WRITTEN REQUEST: Scan the lines below; pull out those with "this".

Start RECORDS SUPPLIED

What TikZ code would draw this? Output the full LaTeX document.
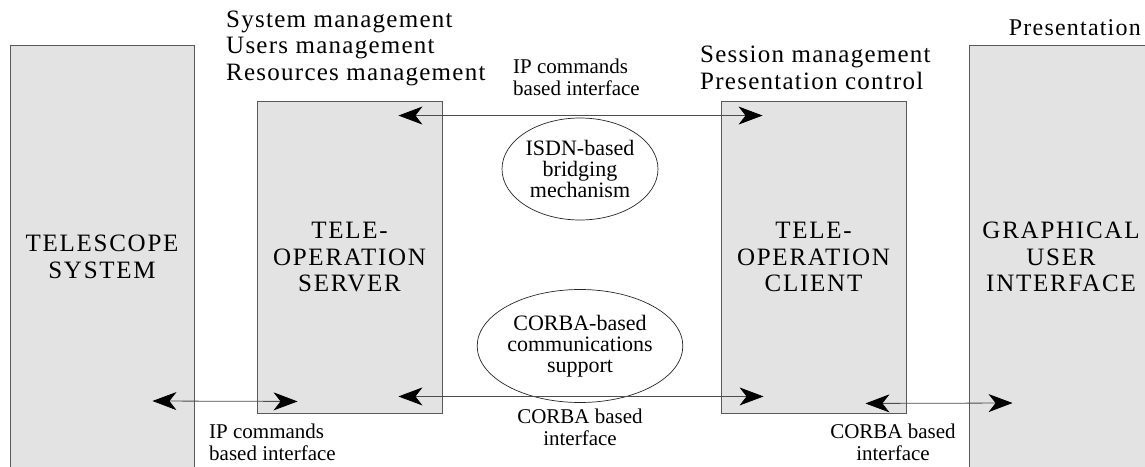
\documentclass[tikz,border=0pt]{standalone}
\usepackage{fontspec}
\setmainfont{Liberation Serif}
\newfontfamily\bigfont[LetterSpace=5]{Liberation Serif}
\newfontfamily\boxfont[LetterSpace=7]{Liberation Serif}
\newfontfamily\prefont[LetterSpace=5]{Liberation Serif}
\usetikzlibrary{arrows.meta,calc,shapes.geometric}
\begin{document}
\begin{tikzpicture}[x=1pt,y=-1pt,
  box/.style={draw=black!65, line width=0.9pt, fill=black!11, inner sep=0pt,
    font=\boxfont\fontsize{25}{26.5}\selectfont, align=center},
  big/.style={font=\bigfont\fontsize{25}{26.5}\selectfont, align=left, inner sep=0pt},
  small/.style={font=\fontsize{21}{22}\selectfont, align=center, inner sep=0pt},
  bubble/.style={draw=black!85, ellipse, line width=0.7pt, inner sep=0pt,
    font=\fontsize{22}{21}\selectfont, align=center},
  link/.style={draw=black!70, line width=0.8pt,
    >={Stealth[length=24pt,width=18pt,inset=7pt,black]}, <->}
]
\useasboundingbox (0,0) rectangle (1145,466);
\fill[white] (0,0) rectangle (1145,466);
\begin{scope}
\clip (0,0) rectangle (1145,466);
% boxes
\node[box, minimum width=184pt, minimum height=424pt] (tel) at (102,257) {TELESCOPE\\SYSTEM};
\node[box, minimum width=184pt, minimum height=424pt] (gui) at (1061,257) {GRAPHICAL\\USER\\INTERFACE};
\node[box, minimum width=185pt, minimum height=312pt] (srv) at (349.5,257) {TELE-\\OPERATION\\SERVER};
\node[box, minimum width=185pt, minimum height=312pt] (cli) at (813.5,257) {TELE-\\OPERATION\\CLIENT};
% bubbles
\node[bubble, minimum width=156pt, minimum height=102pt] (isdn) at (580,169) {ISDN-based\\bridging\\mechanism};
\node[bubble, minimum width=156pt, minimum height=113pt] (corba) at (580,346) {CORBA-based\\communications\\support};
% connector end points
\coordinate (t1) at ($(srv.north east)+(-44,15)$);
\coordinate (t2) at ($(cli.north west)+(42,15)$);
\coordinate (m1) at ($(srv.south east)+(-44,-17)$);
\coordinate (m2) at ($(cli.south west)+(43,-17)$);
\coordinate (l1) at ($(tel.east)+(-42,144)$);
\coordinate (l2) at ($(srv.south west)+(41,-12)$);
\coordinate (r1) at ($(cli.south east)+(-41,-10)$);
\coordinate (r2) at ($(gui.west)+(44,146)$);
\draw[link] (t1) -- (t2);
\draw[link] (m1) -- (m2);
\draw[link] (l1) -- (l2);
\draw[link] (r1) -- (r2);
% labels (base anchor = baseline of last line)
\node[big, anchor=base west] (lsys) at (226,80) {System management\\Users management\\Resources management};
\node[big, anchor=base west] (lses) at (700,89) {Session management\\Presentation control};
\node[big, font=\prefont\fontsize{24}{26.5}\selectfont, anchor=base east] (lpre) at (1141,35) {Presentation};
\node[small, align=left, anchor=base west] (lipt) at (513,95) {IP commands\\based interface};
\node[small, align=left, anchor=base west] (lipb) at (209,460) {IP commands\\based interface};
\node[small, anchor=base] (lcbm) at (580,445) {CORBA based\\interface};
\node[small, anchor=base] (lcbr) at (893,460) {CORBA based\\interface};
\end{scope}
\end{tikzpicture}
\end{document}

End RECORDS SUPPLIED
Start RECORDS SUPPLIED

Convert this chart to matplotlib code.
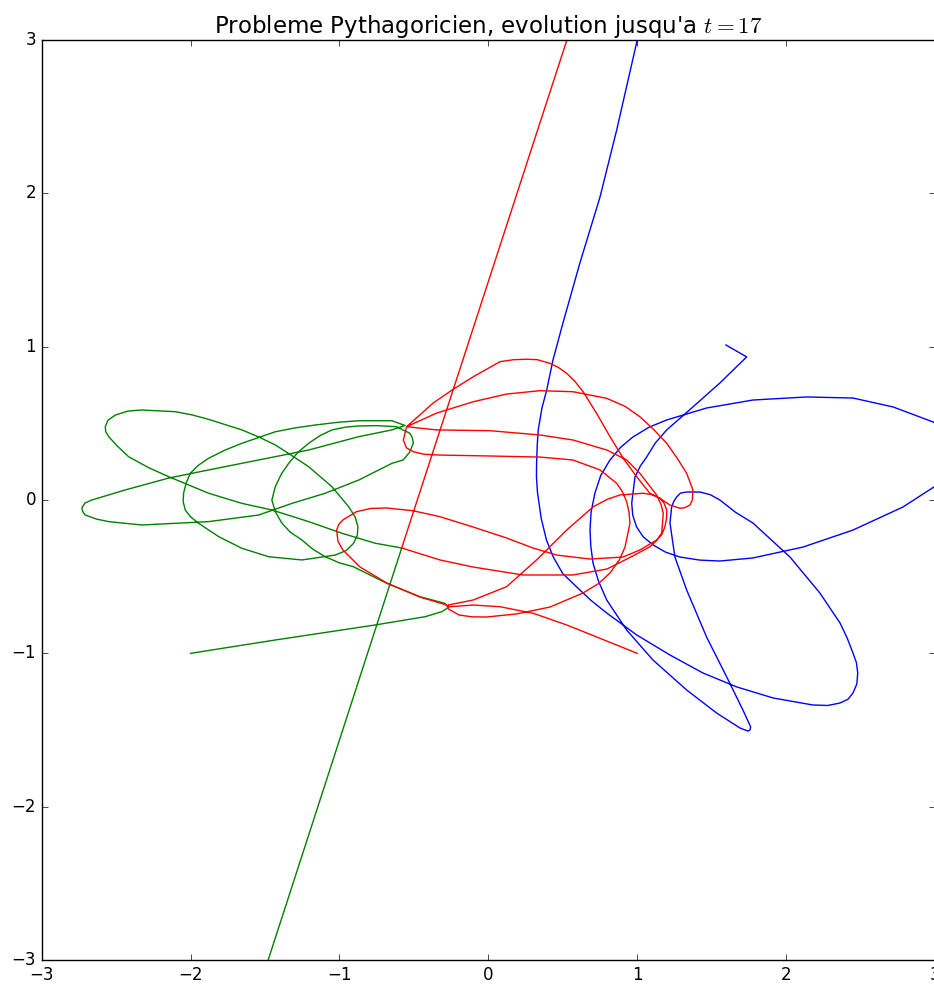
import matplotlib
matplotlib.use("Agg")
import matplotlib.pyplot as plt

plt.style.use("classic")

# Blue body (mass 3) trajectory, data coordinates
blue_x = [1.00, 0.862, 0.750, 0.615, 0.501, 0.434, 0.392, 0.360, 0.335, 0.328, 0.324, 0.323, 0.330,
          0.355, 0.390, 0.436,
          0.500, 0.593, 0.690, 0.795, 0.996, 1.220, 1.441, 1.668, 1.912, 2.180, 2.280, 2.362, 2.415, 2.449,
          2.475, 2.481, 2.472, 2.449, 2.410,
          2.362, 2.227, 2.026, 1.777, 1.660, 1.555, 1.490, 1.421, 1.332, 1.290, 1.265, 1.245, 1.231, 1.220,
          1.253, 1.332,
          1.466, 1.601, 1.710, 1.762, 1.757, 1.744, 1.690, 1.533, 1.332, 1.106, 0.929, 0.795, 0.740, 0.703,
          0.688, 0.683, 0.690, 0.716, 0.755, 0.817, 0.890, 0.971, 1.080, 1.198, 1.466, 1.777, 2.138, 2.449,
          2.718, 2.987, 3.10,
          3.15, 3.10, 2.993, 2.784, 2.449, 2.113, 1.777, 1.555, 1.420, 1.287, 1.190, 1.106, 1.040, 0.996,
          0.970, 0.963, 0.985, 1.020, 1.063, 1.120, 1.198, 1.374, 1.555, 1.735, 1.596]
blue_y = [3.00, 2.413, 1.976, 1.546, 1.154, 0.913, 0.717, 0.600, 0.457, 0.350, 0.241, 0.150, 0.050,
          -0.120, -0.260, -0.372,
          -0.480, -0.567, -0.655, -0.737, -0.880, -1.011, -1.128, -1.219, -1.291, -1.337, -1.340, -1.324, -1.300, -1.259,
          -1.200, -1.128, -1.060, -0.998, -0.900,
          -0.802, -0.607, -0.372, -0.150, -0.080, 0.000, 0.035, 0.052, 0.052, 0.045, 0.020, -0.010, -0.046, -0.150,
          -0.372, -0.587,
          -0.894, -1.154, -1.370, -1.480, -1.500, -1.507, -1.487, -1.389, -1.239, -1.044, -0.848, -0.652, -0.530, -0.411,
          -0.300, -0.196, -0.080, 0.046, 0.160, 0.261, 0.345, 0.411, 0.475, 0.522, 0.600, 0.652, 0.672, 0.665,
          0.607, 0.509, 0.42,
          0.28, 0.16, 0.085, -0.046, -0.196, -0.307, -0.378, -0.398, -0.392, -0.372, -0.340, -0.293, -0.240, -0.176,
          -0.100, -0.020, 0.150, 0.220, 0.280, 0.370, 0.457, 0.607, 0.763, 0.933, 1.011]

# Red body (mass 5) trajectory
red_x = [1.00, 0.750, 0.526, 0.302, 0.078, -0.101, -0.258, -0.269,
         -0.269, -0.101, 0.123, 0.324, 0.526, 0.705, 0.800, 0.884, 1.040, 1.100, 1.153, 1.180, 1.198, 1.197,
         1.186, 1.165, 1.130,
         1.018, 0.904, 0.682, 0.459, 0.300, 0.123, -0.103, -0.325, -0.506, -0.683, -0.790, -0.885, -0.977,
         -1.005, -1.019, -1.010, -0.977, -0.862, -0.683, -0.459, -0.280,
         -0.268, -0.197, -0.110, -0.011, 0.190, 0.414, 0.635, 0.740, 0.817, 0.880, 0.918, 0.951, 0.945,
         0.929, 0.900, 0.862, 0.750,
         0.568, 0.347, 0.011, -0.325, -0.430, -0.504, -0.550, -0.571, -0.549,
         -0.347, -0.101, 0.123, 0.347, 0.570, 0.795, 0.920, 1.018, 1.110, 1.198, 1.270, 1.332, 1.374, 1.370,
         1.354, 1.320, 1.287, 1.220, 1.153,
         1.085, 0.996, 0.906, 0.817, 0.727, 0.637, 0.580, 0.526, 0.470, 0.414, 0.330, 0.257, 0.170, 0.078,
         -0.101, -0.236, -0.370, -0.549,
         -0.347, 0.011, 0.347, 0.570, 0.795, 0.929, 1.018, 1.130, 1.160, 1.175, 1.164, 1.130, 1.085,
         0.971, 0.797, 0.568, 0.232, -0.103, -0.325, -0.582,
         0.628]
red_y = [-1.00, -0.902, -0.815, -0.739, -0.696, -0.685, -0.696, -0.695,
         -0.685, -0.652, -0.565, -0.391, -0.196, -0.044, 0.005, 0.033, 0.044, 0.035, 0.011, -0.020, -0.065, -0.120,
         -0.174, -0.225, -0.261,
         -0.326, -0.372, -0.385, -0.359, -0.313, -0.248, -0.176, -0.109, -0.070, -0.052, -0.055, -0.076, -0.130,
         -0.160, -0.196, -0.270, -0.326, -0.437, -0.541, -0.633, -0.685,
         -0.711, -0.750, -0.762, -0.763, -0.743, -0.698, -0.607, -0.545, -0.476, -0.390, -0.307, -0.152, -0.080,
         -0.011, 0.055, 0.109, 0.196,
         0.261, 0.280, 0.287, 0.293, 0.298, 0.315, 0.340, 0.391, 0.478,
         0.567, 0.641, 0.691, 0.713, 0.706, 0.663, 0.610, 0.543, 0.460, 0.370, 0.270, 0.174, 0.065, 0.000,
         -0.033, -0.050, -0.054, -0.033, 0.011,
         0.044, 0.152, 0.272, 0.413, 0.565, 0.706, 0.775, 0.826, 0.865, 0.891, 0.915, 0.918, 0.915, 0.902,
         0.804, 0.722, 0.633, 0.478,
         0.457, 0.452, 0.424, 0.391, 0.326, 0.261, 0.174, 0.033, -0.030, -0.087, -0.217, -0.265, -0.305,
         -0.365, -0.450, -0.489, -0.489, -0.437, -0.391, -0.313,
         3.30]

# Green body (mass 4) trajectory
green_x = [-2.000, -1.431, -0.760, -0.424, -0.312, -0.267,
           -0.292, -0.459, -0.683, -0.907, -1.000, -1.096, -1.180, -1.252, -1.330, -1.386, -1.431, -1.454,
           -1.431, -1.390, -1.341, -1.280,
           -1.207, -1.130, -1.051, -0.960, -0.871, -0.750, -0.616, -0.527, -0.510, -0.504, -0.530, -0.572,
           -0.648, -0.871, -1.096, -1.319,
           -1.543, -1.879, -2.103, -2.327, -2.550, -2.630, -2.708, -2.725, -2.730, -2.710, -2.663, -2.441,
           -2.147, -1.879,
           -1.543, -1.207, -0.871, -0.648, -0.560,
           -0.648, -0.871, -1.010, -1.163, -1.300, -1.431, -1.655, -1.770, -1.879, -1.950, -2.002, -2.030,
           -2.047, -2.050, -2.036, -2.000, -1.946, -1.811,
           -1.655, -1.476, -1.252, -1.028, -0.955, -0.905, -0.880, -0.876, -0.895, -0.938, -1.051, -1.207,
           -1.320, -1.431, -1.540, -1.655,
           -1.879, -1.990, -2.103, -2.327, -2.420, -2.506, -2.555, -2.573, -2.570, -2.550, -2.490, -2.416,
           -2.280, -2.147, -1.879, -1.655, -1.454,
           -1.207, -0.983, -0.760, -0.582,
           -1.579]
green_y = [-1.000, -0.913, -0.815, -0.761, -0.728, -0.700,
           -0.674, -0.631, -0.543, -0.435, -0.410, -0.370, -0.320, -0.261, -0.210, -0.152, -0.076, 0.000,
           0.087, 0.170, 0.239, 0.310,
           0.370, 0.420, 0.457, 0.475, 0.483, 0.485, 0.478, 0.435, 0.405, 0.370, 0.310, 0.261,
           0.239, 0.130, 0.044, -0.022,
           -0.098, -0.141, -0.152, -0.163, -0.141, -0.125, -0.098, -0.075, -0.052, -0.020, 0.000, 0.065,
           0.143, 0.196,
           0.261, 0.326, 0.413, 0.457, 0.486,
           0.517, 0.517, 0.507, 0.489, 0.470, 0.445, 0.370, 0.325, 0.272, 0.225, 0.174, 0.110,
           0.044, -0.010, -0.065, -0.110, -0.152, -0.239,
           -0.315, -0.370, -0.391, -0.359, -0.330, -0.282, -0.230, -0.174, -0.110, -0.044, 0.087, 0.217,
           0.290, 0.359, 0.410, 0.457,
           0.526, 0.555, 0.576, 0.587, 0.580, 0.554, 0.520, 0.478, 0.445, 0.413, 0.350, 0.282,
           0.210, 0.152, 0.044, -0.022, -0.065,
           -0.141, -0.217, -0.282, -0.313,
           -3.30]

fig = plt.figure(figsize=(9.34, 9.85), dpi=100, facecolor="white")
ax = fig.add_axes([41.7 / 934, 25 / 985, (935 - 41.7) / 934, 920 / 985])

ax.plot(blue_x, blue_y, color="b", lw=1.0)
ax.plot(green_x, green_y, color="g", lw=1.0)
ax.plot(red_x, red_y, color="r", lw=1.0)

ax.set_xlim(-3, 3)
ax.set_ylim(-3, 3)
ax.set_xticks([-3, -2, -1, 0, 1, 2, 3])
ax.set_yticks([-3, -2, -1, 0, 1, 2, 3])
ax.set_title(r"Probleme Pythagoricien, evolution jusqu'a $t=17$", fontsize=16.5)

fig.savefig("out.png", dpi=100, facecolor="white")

End RECORDS SUPPLIED

RIGHT ANSWER:
What TikZ code would draw this? Output the full LaTeX document.
Convert this chart to matplotlib code.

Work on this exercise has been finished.